◆ Job: Note how many lines include the word "this", and give that number by itself.

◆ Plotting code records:
# # #

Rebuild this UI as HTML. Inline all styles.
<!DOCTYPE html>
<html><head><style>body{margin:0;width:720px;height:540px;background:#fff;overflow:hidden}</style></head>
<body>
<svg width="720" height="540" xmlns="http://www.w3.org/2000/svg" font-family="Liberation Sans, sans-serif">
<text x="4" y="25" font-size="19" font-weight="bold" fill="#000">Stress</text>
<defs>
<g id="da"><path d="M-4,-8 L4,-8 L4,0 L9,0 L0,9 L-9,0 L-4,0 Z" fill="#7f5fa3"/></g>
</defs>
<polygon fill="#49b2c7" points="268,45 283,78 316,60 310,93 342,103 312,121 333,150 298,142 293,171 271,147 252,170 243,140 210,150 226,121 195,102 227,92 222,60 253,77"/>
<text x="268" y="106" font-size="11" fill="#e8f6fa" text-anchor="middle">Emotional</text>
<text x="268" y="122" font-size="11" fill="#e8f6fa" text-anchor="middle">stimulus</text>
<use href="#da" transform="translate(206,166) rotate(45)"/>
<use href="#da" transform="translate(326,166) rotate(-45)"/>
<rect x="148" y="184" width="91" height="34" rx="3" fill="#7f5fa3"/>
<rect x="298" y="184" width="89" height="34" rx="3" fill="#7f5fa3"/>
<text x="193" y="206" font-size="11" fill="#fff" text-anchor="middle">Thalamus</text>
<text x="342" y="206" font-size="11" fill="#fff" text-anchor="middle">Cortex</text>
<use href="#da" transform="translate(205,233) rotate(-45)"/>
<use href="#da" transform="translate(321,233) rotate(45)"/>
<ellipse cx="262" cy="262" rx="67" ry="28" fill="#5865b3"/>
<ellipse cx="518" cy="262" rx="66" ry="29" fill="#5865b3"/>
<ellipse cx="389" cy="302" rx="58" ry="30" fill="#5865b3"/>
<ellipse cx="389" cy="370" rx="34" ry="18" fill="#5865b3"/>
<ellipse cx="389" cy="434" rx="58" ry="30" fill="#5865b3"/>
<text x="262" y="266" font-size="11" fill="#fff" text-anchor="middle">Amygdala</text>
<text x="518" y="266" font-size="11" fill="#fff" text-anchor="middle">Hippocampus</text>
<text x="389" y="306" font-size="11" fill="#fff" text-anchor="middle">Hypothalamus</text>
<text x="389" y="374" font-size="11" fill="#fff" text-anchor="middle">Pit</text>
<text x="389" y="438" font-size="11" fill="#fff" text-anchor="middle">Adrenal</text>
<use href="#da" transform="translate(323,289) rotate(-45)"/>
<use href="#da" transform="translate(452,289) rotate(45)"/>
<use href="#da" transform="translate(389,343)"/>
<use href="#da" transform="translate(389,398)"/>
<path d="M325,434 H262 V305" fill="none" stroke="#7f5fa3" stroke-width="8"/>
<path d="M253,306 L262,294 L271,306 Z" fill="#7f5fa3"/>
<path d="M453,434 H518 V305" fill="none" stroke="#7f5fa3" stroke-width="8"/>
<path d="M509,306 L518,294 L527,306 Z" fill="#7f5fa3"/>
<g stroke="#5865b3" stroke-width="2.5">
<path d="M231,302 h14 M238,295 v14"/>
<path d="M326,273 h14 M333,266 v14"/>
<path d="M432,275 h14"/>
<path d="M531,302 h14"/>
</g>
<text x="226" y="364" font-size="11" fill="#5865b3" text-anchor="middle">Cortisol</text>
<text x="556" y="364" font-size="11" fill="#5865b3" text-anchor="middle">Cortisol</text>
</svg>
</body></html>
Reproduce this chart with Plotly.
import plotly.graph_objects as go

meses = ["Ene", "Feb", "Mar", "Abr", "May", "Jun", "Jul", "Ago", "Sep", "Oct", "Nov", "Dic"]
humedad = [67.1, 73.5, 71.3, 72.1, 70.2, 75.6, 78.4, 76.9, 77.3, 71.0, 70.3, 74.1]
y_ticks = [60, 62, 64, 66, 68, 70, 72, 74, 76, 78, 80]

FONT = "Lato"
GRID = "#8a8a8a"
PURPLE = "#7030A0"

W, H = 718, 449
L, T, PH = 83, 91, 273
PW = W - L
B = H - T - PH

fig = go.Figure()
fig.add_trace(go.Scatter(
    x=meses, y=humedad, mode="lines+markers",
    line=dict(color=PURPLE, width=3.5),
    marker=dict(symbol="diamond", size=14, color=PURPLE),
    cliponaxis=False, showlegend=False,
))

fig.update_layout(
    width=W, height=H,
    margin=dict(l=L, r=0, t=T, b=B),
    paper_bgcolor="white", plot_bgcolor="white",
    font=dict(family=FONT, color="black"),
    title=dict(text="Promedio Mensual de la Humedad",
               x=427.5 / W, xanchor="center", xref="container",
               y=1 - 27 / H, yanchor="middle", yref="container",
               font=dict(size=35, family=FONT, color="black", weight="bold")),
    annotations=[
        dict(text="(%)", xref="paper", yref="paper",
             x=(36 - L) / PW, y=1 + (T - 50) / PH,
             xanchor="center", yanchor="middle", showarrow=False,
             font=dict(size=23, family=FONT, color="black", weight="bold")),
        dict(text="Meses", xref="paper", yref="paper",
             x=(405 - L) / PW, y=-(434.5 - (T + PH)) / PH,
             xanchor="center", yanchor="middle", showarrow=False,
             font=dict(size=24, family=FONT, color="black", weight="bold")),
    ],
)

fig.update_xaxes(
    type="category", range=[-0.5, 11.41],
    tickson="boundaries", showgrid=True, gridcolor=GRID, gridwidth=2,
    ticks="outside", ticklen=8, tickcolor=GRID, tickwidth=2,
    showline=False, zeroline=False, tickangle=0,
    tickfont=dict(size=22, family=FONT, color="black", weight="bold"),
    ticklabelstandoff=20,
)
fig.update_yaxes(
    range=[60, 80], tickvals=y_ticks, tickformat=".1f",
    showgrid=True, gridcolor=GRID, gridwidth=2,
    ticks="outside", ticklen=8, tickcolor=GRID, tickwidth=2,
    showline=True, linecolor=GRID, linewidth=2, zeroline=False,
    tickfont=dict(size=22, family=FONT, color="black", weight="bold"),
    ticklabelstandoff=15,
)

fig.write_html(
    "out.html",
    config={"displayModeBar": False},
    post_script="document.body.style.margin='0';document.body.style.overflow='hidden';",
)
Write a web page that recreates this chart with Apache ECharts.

# # #

◆ Task solution: 3